Ministre de l’Urbanisme et de la Politique de la ville, en dix-septième position seulement, dans le gouvernement d’Oumar Tatam Ly, Moussa Mara avait été candidat au premier tour de la présidentielle du 28 juillet 2013 au titre de sa formation politique : Yéléma. Il n’avait recueilli que 1,5 % des suffrages. Autant dire que sa campagne était passée inaperçue. Mais il s’agissait d’être présent au premier tour pour basculer dans le camp du vainqueur annoncé du deuxième tour. Ce que Moussa Mara réussira parfaitement : le 5 septembre 2013, il entrait au gouvernement ; sept mois plus tard, il était promu premier ministre. IBK dira à Jeune Afrique (11 mai 2014) au sujet de cette nomination : « Je n’ai pas eu d’états d’âme. Dès réception de la lettre de démission de M. Tatam Ly, ce choix s’est imposé comme une évidence. Je suis Moussa Mara depuis ses débuts en politique et je l’ai toujours tenu en haute estime, même quand il me combattait. Je suis ainsi fait. Le Premier ministre est un homme solide, travailleur, compétent. Je veux croire que, cette fois, mon choix sera le bon » (ce qui laissait par ailleurs entendre que ce n’était pas le cas avec Oumar Tatam Ly).

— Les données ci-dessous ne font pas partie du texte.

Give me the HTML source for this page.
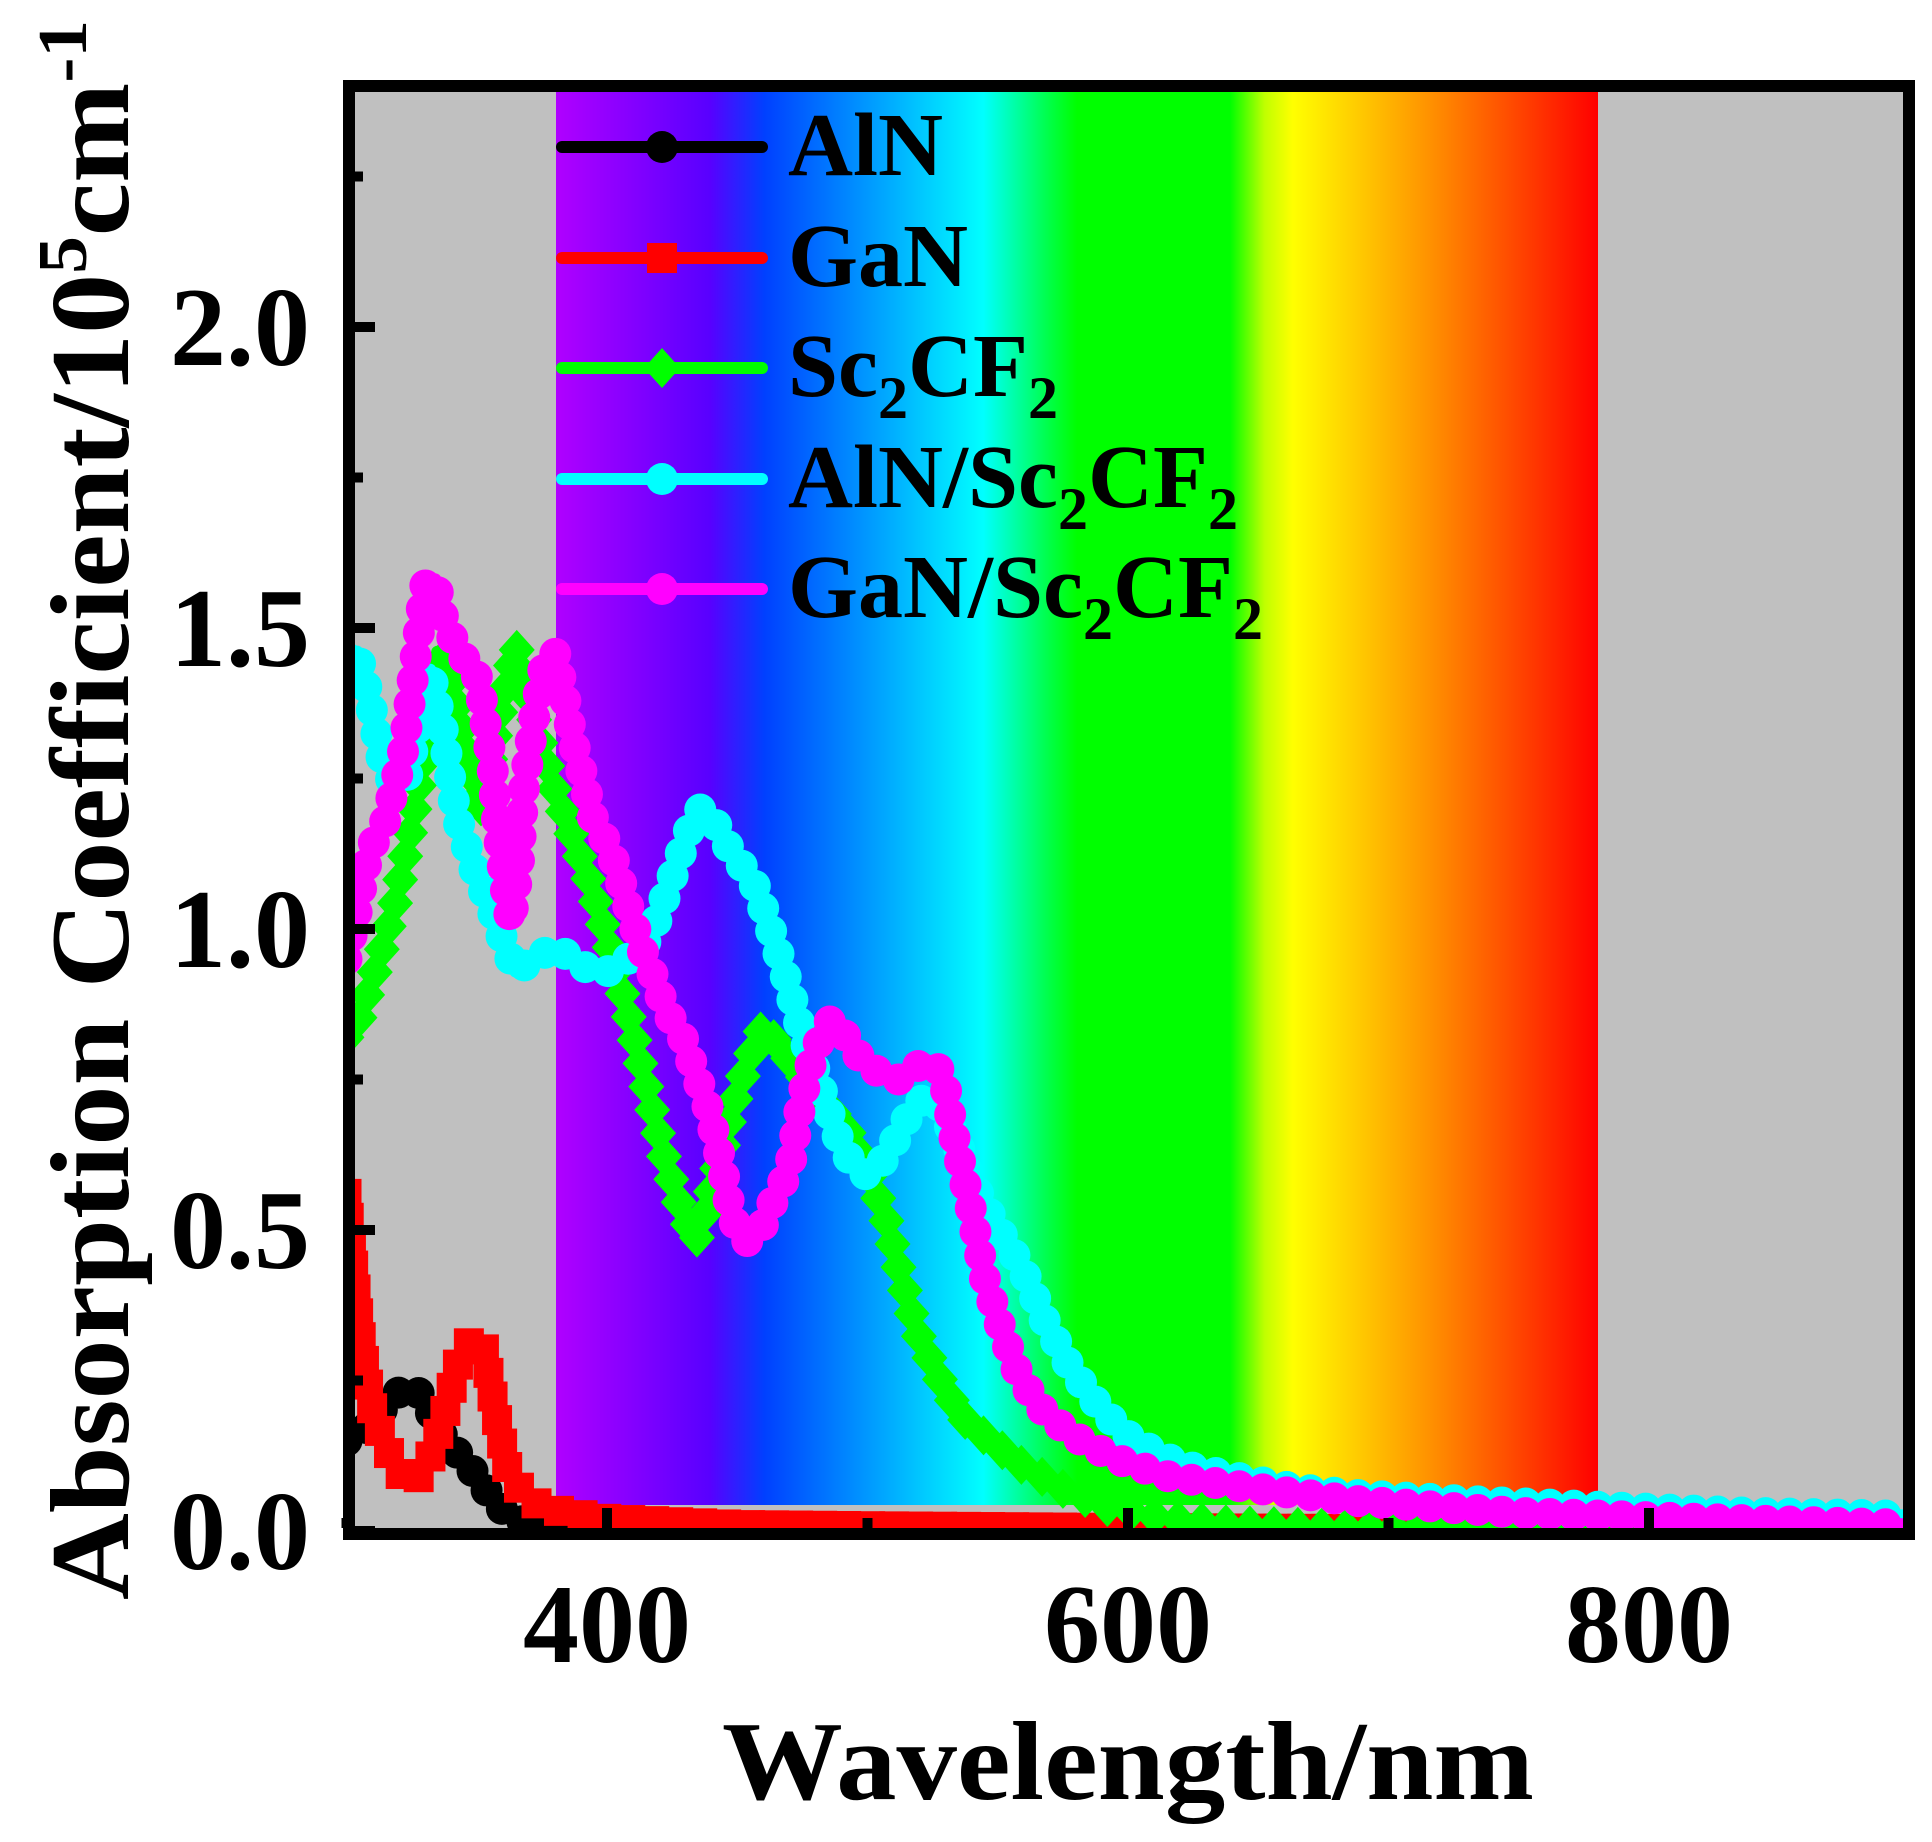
<!DOCTYPE html>
<html><head><meta charset="utf-8"><style>
html,body{margin:0;padding:0;background:#fff;}
svg{display:block;font-family:"Liberation Serif",serif;font-weight:bold;}
</style></head><body>
<svg id="chart" width="1932" height="1842" viewBox="0 0 1932 1842" xmlns="http://www.w3.org/2000/svg">
<defs>
<linearGradient id="spec" x1="0" x2="1" y1="0" y2="0">
<stop offset="0" stop-color="#b000ff"/>
<stop offset="0.148" stop-color="#5800ff"/>
<stop offset="0.2" stop-color="#0040ff"/>
<stop offset="0.29" stop-color="#0090ff"/>
<stop offset="0.41" stop-color="#00ffff"/>
<stop offset="0.47" stop-color="#00ff50"/>
<stop offset="0.5" stop-color="#00ff00"/>
<stop offset="0.647" stop-color="#00ff00"/>
<stop offset="0.68" stop-color="#c0ff00"/>
<stop offset="0.707" stop-color="#ffff00"/>
<stop offset="0.84" stop-color="#ff9000"/>
<stop offset="1" stop-color="#ff0000"/>
</linearGradient>
<clipPath id="plotclip"><rect x="355" y="92" width="1548" height="1436"/></clipPath>
</defs>
<rect x="355" y="92" width="1548" height="1436" fill="#c0c0c0"/>
<rect x="556" y="92" width="1042" height="1413" fill="url(#spec)"/>
<g id="series" clip-path="url(#plotclip)"></g>
<g id="axes"></g>
<g id="legend"></g>
<rect x="349" y="86" width="1560" height="1448" fill="none" stroke="#000" stroke-width="12"/>
<text x="1128" y="1799" text-anchor="middle" font-size="112" textLength="812" lengthAdjust="spacingAndGlyphs">Wavelength/nm</text>
<text transform="translate(128,810) rotate(-90)" text-anchor="middle" font-size="112" textLength="1580" lengthAdjust="spacingAndGlyphs">Absorption Coefficient/10<tspan font-size="70" dy="-42">5</tspan><tspan dy="42">cm</tspan><tspan font-size="70" dy="-42">-1</tspan></text>
</svg>
<script>
const NS='http://www.w3.org/2000/svg';
const xTicks=[400,600,800];
const yTicks=[0,0.5,1.0,1.5,2.0];
const yTickLabels=['0.0','0.5','1.0','1.5','2.0'];
const yMinor=[0.25,0.75,1.25,1.75,2.25];
const alnX=[300,305,310,315,320,325,330,335,340,345,350,355,360,370,380,400,500,600,700,800,900];
const alnY=[0.15,0.16,0.18,0.21,0.23,0.24,0.22,0.17,0.14,0.12,0.09,0.06,0.035,0.01,0.003,0.0,0.0,0.0,0.0,0.0,0.0];
const ganX=[300,303,306,310,315,320,323,328,333,338,343,348,350,353,357,362,368,375,385,400,425,450,500,600,700,800,900];
const ganY=[0.56,0.42,0.3,0.2,0.14,0.1,0.08,0.09,0.13,0.2,0.28,0.32,0.32,0.3,0.2,0.1,0.06,0.04,0.03,0.02,0.015,0.01,0.008,0.005,0.003,0.002,0.001];
const scX=[300,304,311,318,324,330,335,340,346,351,356,361,365,370,375,380,387,394,401,408,415,422,428,434,441,448,454,460,467,474,484,493,500,507,513,519,528,536,547,559,575,592,615,640,680,750,900];
const scY=[0.82,0.84,0.93,1.03,1.15,1.29,1.46,1.42,1.3,1.19,1.3,1.4,1.47,1.38,1.3,1.23,1.15,1.07,0.97,0.86,0.74,0.62,0.54,0.48,0.58,0.7,0.78,0.84,0.8,0.76,0.71,0.66,0.6,0.52,0.42,0.33,0.25,0.19,0.15,0.11,0.07,0.04,0.02,0.01,0.005,0.002,0.0];
const alX=[300,304,309,313,318,323,328,332,337,342,349,356,361,365,372,380,387,394,401,408,413,417,422,427,432,436,441,446,451,457,462,468,474,481,488,494,500,507,512,517,522,526,533,540,549,559,568,578,590,602,620,640,665,687,730,782,840,900];
const alY=[1.45,1.46,1.38,1.29,1.24,1.25,1.35,1.43,1.33,1.19,1.1,1.03,0.97,0.93,0.95,0.97,0.95,0.93,0.93,0.95,0.97,0.99,1.05,1.11,1.17,1.2,1.18,1.14,1.11,1.07,1.01,0.93,0.84,0.75,0.66,0.61,0.59,0.62,0.66,0.7,0.72,0.72,0.66,0.58,0.51,0.44,0.35,0.27,0.2,0.15,0.11,0.09,0.07,0.06,0.05,0.04,0.03,0.025];
const gsX=[300,304,307,311,315,318,322,325,328,330,334,337,341,345,349,352,356,358,361,363,366,368,372,376,380,384,387,391,394,399,403,408,413,418,422,426,429,434,439,444,448,453,458,464,470,474,477,482,486,492,498,505,512,518,524,529,533,539,545,551,557,565,578,595,616,650,687,750,820,900];
const gsY=[0.95,1.03,1.1,1.15,1.18,1.23,1.3,1.4,1.5,1.57,1.58,1.52,1.48,1.45,1.44,1.38,1.27,1.17,1.07,1.01,1.1,1.23,1.35,1.44,1.46,1.38,1.31,1.25,1.19,1.15,1.11,1.04,0.97,0.92,0.87,0.84,0.82,0.76,0.7,0.61,0.52,0.48,0.49,0.55,0.6,0.7,0.76,0.82,0.85,0.82,0.78,0.76,0.75,0.77,0.78,0.76,0.66,0.55,0.42,0.34,0.27,0.21,0.16,0.12,0.09,0.07,0.05,0.03,0.02,0.01];
const xS=v=>607+(v-400)*2.605;
const yS=v=>1531-v*602;
function mk(tag,attrs){const e=document.createElementNS(NS,tag);for(const k in attrs)e.setAttribute(k,attrs[k]);return e;}
const axes=document.getElementById('axes');
xTicks.forEach(t=>{
 const tl=mk('line',{x1:xS(t),x2:xS(t),y1:1528,y2:1508,stroke:'#000','stroke-width':10});
 
 
 axes.appendChild(tl);
 const tx=mk('text',{x:xS(t),y:1662,'text-anchor':'middle','font-size':112});
 
 
 tx.textContent=String(t);axes.appendChild(tx);
});
[300,500,700,900].forEach(t=>{
 const tl=mk('line',{x1:xS(t),x2:xS(t),y1:1528,y2:1518,stroke:'#000','stroke-width':10});
 
 
 axes.appendChild(tl);
});
yTicks.forEach((t,i)=>{
 const tl=mk('line',{x1:355,x2:375,y1:yS(t),y2:yS(t),stroke:'#000','stroke-width':10});
 
 
 axes.appendChild(tl);
 const tx=mk('text',{x:310,y:yS(t)+38,'text-anchor':'end','font-size':112});
 
 
 tx.textContent=yTickLabels[i];axes.appendChild(tx);
});
yMinor.forEach(t=>{
 const tl=mk('line',{x1:355,x2:363,y1:yS(t),y2:yS(t),stroke:'#000','stroke-width':10});
 
 
 axes.appendChild(tl);
});
function marker(g,shape,cx,cy,color){
 let m;
 if(shape==='circle')m=mk('circle',{cx:cx,cy:cy,r:16,fill:color});
 else if(shape==='square')m=mk('rect',{x:cx-15,y:cy-15,width:30,height:30,fill:color});
 else m=mk('polygon',{points:`${cx},${cy-20} ${cx+18},${cy} ${cx},${cy+20} ${cx-18},${cy}`,fill:color});
 g.appendChild(m);return m;
}
const seriesDefs=[
 {name:'AlN',xs:alnX,ys:alnY,color:'#000000',shape:'circle',key:'aln'},
 {name:'GaN',xs:ganX,ys:ganY,color:'#ff0000',shape:'square',key:'gan'},
 {name:'Sc2CF2',xs:scX,ys:scY,color:'#00ff00',shape:'diamond',key:'sc2cf2'},
 {name:'AlN/Sc2CF2',xs:alX,ys:alY,color:'#00ffff',shape:'circle',key:'aln-sc2cf2'},
 {name:'GaN/Sc2CF2',xs:gsX,ys:gsY,color:'#ff00ff',shape:'circle',key:'gan-sc2cf2'}
];
const sg=document.getElementById('series');
seriesDefs.forEach(s=>{
 const g=mk('g',{});
 
 
 const pts=s.xs.map((x,i)=>[xS(x),yS(s.ys[i])]);
 const pl=mk('polyline',{points:pts.map(p=>p.join(',')).join(' '),fill:'none',stroke:s.color,'stroke-width':13,'stroke-linejoin':'round'});
 
 
 g.appendChild(pl);
 let acc=0;const step=24;
 for(let i=0;i<pts.length-1;i++){
  const [x0,y0]=pts[i],[x1,y1]=pts[i+1];
  const L=Math.hypot(x1-x0,y1-y0);
  while(acc<=L){const f=L?acc/L:0;const m=marker(g,s.shape,x0+(x1-x0)*f,y0+(y1-y0)*f,s.color);
   
   
   acc+=step;}
  acc-=L;
 }
 sg.appendChild(g);
});
const lg=document.getElementById('legend');
const legendY=[147,258,368,479,589];
const legendLabels=[['AlN'],['GaN'],['Sc','2','CF','2'],['AlN/Sc','2','CF','2'],['GaN/Sc','2','CF','2']];
seriesDefs.forEach((s,i)=>{
 const g=mk('g',{});
 
 
 g.appendChild(mk('line',{x1:562,x2:762,y1:legendY[i],y2:legendY[i],stroke:s.color,'stroke-width':12,'stroke-linecap':'round'}));
 marker(g,s.shape,662,legendY[i],s.color);
 const t=mk('text',{x:788,y:legendY[i]+28,'font-size':90});
 
 
 legendLabels[i].forEach((part,j)=>{
  const ts=mk('tspan',{});
  if(j%2===1){ts.setAttribute('font-size','60');ts.setAttribute('dy','22');}
  else if(j>0){ts.setAttribute('dy','-22');}
  ts.textContent=part;t.appendChild(ts);
 });
 g.appendChild(t);
 lg.appendChild(g);
});
</script>
</body></html>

Ce ne sera pas le bon choix. Moussa Mara, quelques semaines après sa nomination, va penser pouvoir parader à Kidal. Sa visite sera perçue comme une provocation. Les événements du 17/18 mai 2014 vont y provoquer la riposte puis la déroute des FAMa et va obliger Moussa Diarra à revenir, dans la plus mauvaise des postures, à la table des négociations pour ces « pourparlers inclusifs » inscrits dans l’accord préliminaire de Ouagadougou auxquels il ne voulait pas se soumettre. Dès lors les jours de Moussa Mara seront comptés ; d’autant plus que, dans le même temps, la crédibilité d’IBK va être remise en question et que les scandales financiers et autres vont faire la « une » de l’actualité malienne. Neuf mois plus tard, Moussa Mara est « out ».

« Rien n’a été fait dans un dessein délibérément attentatoire à l’intérêt national » a dit IBK lors de son message à la Nation 2014/2015, évoquant d’emblée « l’épreuve » qu’aura été, en 2014, « la gouvernance de nos ressources ». Autre « épreuve » : les « incidents de Kidal ». Autant dire que le sort de Moussa Mara était scellé. Pas un mot du président de la République pour son premier ministre dans ce message du Nouvel An. A sa lecture, on se pose même la question de savoir s’il y a un chef de gouvernement dès lors qu’IBK évoque, systématiquement, « mon gouvernement ». Il est vrai que ce discours n’est qu’un inventaire de réalisations économiques et sociales, de projets à entreprendre, et que l’action politique en est totalement absente. Un discours qui laisse penser que le Mali est en panne sèche : « Beaucoup a été fait, mais c’est comme si tout reste à faire car nous sommes un pays pauvre ». Mais pas corrompu ! IBK met les « faiblesses qui ont marqué l’action publique en 2014 » sur le compte des « codes des marchés publics » ; et alors qu’il avait érigé l’année 2014 en année de lutte contre la corruption, il n’évoque plus que « la lutte contre la déperdition des ressources ».

Si la politique aura été totalement absente de ce discours, la diplomatie n’y aura pas eu sa part. « Profonde gratitude » à la Force Barkhane et à la Minusma, sans plus de commentaires. Seuls Mohamed Ould Abdel Aziz, président de la République islamique de Mauritanie et président en exercice de l’UA, et Abdelaziz Bouteflika sont cités, l’un pour son intervention lors de « l’affaire de Kidal », l’autre pour avoir mis en œuvre le « processus d’Alger » en vue de la résolution de la crise malo-malienne. Sur ce dossier, IBK réitère sa position : « L’offre de décentralisation […] constitue la meilleure réponse aux demandes légitimes de nos concitoyens, qu’ils soient du Nord ou du Sud du pays ». On notera cependant que dans ce message, il a rendu hommage « à tous les acteurs impliqués dans le processus d’Alger » pour les « résultats auxquels ils ont abouti ».

Quelques jours plus tard, au lendemain de « la trêve des confiseurs », le jeudi 8 janvier 2015, Moussa Mara donnera sa démission et Modibo Keïta sera aussitôt nommé. Il était jusqu’à présent, et depuis le 23 avril 2014, Haut représentant du chef de l’Etat malien pour le dialogue inclusif inter-malien. A 72 ans, il est l’aîné du chef de l’Etat de près de deux ans et demi et disqualifié pour la prochaine présidentielle ; ce qui n’était pas le cas de ses prédécesseurs ! Ce qui ne chagrinera pas IBK.